Should we split our company into two separate buildings because we can’t afford one building? It leads to confusion and poor decisions on the product end. Is that good for our users? No.

Should we deceive the user into clicking on an ad? Obviously not. Should we trick our users into clicking on anything? Hell no!

These can be tough choices especially if you really need the money. But there’s got to be another way. Creativity is a renewable resource. Don’t sell out your product. Keep thinking. Consider whether the average person is going to benefit. Measure every decision against that requirement.

The only deal worth doing is a win-win deal

  • There’s no such thing as a good deal in which one party gets the short end of the stick.

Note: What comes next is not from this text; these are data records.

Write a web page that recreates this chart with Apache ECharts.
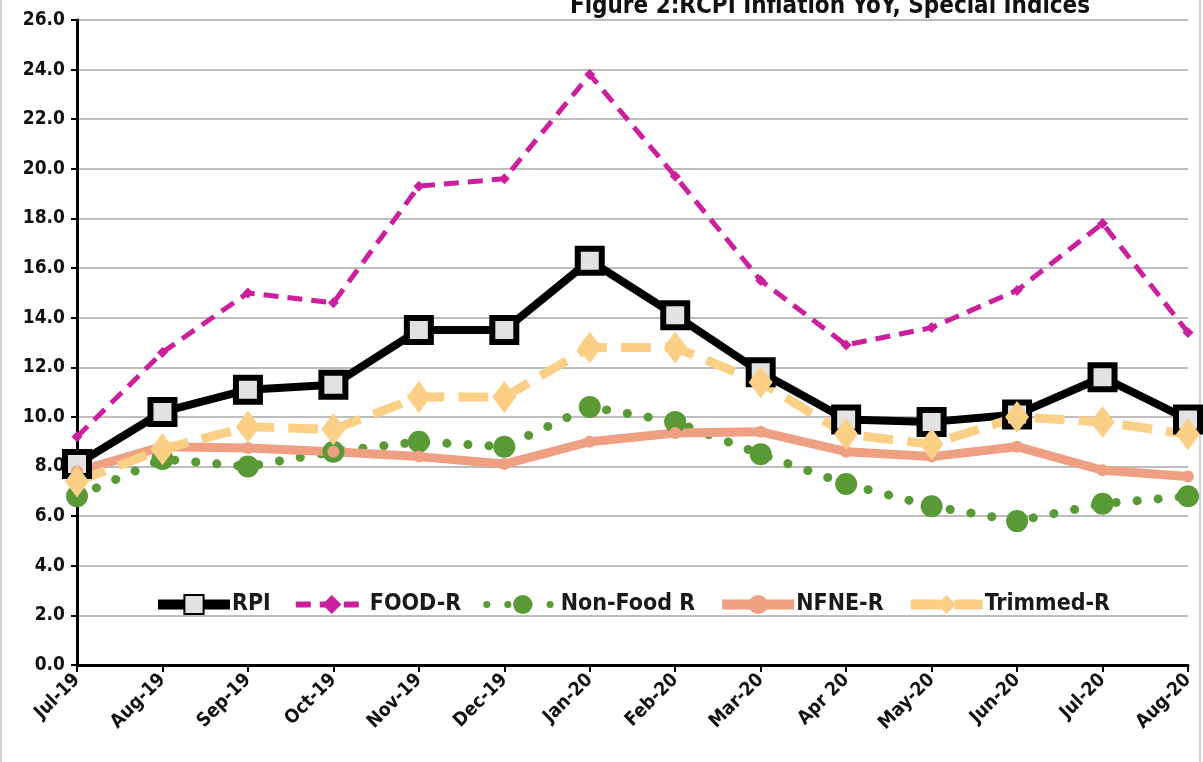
<!DOCTYPE html>
<html>
<head>
<meta charset="utf-8">
<script src="https://cdn.jsdelivr.net/npm/echarts@6/dist/echarts.min.js"></script>
<style>
  html, body { margin: 0; padding: 0; background: #fff; }
  #chart { width: 1203px; height: 762px; }
</style>
</head>
<body>
<div id="chart"></div>
<script>
// month labels along the x axis
const months = ['Jul-19', 'Aug-19', 'Sep-19', 'Oct-19', 'Nov-19', 'Dec-19', 'Jan-20',
  'Feb-20', 'Mar-20', 'Apr 20', 'May-20', 'Jun-20', 'Jul-20', 'Aug-20'];

// YoY inflation, %
const rpi = [8.1, 10.2, 11.1, 11.3, 13.5, 13.5, 16.3, 14.1, 11.8, 9.9, 9.8, 10.1, 11.6, 9.9];
const foodR = [9.2, 12.6, 15.0, 14.6, 19.3, 19.6, 23.8, 19.7, 15.5, 12.9, 13.6, 15.1, 17.8, 13.4];
const nonFoodR = [6.8, 8.3, 8.0, 8.6, 9.0, 8.8, 10.4, 9.8, 8.5, 7.3, 6.4, 5.8, 6.5, 6.8];
const nfneR = [7.8, 8.8, 8.75, 8.6, 8.4, 8.1, 9.0, 9.35, 9.4, 8.6, 8.4, 8.8, 7.85, 7.6];
const trimmedR = [7.4, 8.7, 9.6, 9.5, 10.8, 10.8, 12.8, 12.8, 11.4, 9.3, 8.9, 10.0, 9.8, 9.3];

const yTicks = { min: 0, max: 26, step: 2 };

const FONT = '"Liberation Sans Narrow", "DejaVu Sans Condensed", sans-serif';

const chart = echarts.init(document.getElementById('chart'));

chart.setOption({
  animation: false,
  backgroundColor: '#fff',
  textStyle: { fontFamily: FONT },
  title: {
    text: 'Figure 2:RCPI Inflation YoY, Special Indices',
    left: 825,
    textAlign: 'center',
    top: -10,
    textStyle: { fontFamily: FONT, fontSize: 24, fontWeight: 'bold', color: '#111' }
  },
  graphic: [{
    type: 'rect',
    shape: { x: 1, y: -2, width: 1199, height: 770 },
    style: { fill: null, stroke: '#d4d4d4', lineWidth: 2 },
    silent: true
  }],
  legend: {
    top: 588,
    left: 148,
    itemWidth: 72,
    itemHeight: 24,
    itemGap: 22,
    textStyle: { fontFamily: FONT, fontSize: 23, fontWeight: 'bold', color: '#1a1a1a', padding: [0, 0, 0, -3] },
    data: [
      { name: 'RPI', lineStyle: { width: 10 } },
      { name: 'FOOD-R', lineStyle: { width: 6 } },
      { name: 'Non-Food R', lineStyle: { width: 7 } },
      { name: 'NFNE-R', lineStyle: { width: 10 } },
      { name: 'Trimmed-R', lineStyle: { width: 10 } }
    ]
  },
  grid: { left: 77, right: 15, top: 20, bottom: 97, containLabel: false },
  xAxis: {
    type: 'category',
    data: months,
    boundaryGap: false,
    axisLine: { lineStyle: { color: '#000', width: 3 } },
    axisTick: { show: true, length: 7, lineStyle: { color: '#000', width: 2 } },
    axisLabel: {
      rotate: 45,
      fontFamily: FONT,
      fontSize: 19,
      fontWeight: 'bold',
      color: '#111',
      margin: 12,
      interval: 0
    }
  },
  yAxis: {
    type: 'value',
    min: yTicks.min,
    max: yTicks.max,
    interval: yTicks.step,
    axisLine: { show: true, lineStyle: { color: '#000', width: 3 } },
    axisTick: { show: true, length: 6, lineStyle: { color: '#000', width: 2 } },
    splitLine: { lineStyle: { color: '#bdbdbd', width: 2 } },
    axisLabel: {
      formatter: v => v.toFixed(1),
      fontFamily: FONT,
      fontSize: 19,
      fontWeight: 'bold',
      color: '#111',
      margin: 12
    }
  },
  series: [
    {
      name: 'RPI',
      type: 'line',
      data: rpi,
      symbol: 'rect',
      symbolSize: 24,
      lineStyle: { color: '#000', width: 8 },
      itemStyle: { color: '#e2e2e2', borderColor: '#000', borderWidth: 6 }
    },
    {
      name: 'FOOD-R',
      type: 'line',
      data: foodR,
      symbol: 'diamond',
      symbolSize: 11,
      lineStyle: { color: '#cc1f9e', width: 5, type: [15, 9] },
      itemStyle: { color: '#cc1f9e' }
    },
    {
      name: 'Non-Food R',
      type: 'line',
      data: nonFoodR,
      symbol: 'circle',
      symbolSize: 22,
      lineStyle: { color: '#5a9a36', width: 9, type: [0.1, 21], cap: 'round' },
      itemStyle: { color: '#5a9a36' }
    },
    {
      name: 'NFNE-R',
      type: 'line',
      data: nfneR,
      symbol: 'circle',
      symbolSize: 12,
      lineStyle: { color: '#ef9f82', width: 9 },
      itemStyle: { color: '#ef9f82' }
    },
    {
      name: 'Trimmed-R',
      type: 'line',
      data: trimmedR,
      symbol: 'diamond',
      symbolSize: [24, 32],
      lineStyle: { color: '#fccf86', width: 9, type: [30, 14] },
      itemStyle: { color: '#fccf86' }
    }
  ]
});
</script>
</body>
</html>
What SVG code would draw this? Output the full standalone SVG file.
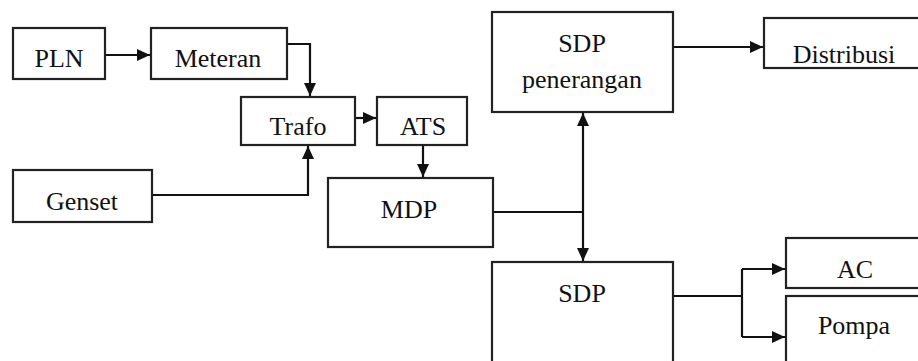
<svg xmlns="http://www.w3.org/2000/svg" width="918" height="361" viewBox="0 0 918 361">
<style>
rect{fill:#fff;stroke:#222;stroke-width:2.2}
text{font-family:'Liberation Serif','Times New Roman',serif !important;font-size:26px;fill:#111;text-anchor:middle}
.c{fill:none;stroke:#111;stroke-width:2.2}
</style>
<defs>
<marker id="a" markerUnits="userSpaceOnUse" markerWidth="14" markerHeight="12" refX="13" refY="6" orient="auto">
<path d="M0,0 L13,6 L0,12 Z" fill="#111"/>
</marker>
</defs>
<rect width="918" height="361" style="fill:#fff;stroke:none"/>
<g id="connectors">
<path class="c" d="M105,55 H150" marker-end="url(#a)"/>
<path class="c" d="M287,44 H310 V96" marker-end="url(#a)"/>
<path class="c" d="M152,195 H308 V146" marker-end="url(#a)"/>
<path class="c" d="M355,118 H376" marker-end="url(#a)"/>
<path class="c" d="M423,145 V177" marker-end="url(#a)"/>
<path class="c" d="M493,212 H583"/>
<path class="c" d="M583,212 V113" marker-end="url(#a)"/>
<path class="c" d="M583,212 V261" marker-end="url(#a)"/>
<path class="c" d="M673,47 H763" marker-end="url(#a)"/>
<path class="c" d="M673,296 H742"/>
<path class="c" d="M742,269 V337"/>
<path class="c" d="M742,269 H785" marker-end="url(#a)"/>
<path class="c" d="M742,337 H785" marker-end="url(#a)"/>
</g>
<g id="pln"><rect x="13" y="28" width="92" height="51"/><text x="59" y="67" font-family="Liberation Serif">PLN</text></g>
<g id="meteran"><rect x="151" y="28" width="136" height="51"/><text x="218" y="67" font-family="Liberation Serif">Meteran</text></g>
<g id="trafo"><rect x="241" y="97" width="114" height="48"/><text x="298" y="135" font-family="Liberation Serif">Trafo</text></g>
<g id="ats"><rect x="377" y="97" width="90" height="48"/><text x="423" y="135" font-family="Liberation Serif">ATS</text></g>
<g id="genset"><rect x="13" y="170" width="139" height="52"/><text x="82" y="210" font-family="Liberation Serif">Genset</text></g>
<g id="mdp"><rect x="328" y="178" width="165" height="69"/><text x="409" y="218" font-family="Liberation Serif">MDP</text></g>
<g id="sdp-penerangan"><rect x="492" y="12" width="181" height="100"/><text x="582" y="52" font-family="Liberation Serif">SDP</text><text x="582" y="88" font-family="Liberation Serif">penerangan</text></g>
<g id="distribusi"><rect x="764" y="18" width="170" height="50"/><text x="844" y="63" font-family="Liberation Serif">Distribusi</text></g>
<g id="sdp"><rect x="492" y="262" width="181" height="110"/><text x="582" y="302" font-family="Liberation Serif">SDP</text></g>
<g id="ac"><rect x="786" y="238" width="150" height="50"/><text x="855" y="278" font-family="Liberation Serif">AC</text></g>
<g id="pompa"><rect x="786" y="296" width="150" height="80"/><text x="854" y="334" font-family="Liberation Serif">Pompa</text></g>
</svg>
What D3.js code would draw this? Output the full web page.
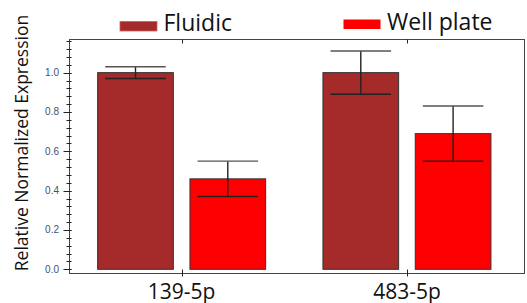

Deals are like relationships. We want deals that are going to last.
  • To some extent, in every deal your reputation and your business are at stake.
If you have a list of people that you don’t want to lose at any cost, don’t wait until they quit to offer them more money and more stock options.

We can build a business, change the world and have fun

Traditionally, companies are driven by financial success. But I want the new definition to include making a positive impact on the world - and loving your work. I want to set a higher bar for success. If any one of these three tenets is missing, then you shouldn’t be considered successful by your own terms or those of society.
  • Helping others is helping yourself.
  • Helping others gives us a feeling of success. It makes our lives meaningful.
  • If you give people a simple way to help others, they will.
  • People are good, and if you give them the right tools, they’ll use them for the right thing.
  • In times of abundance, it’s human nature to seek a more purposeful life. This is often best satisfied by practising selfless concern for the well-being of others.
We could do business with a higher level of ambition and better ways to measure success. We could embrace our employees’ innate desire to do good. There is value in selflessness. Companies must understand this pattern and develop products that deliver deeper meaning. It’s important to recognise value before profit.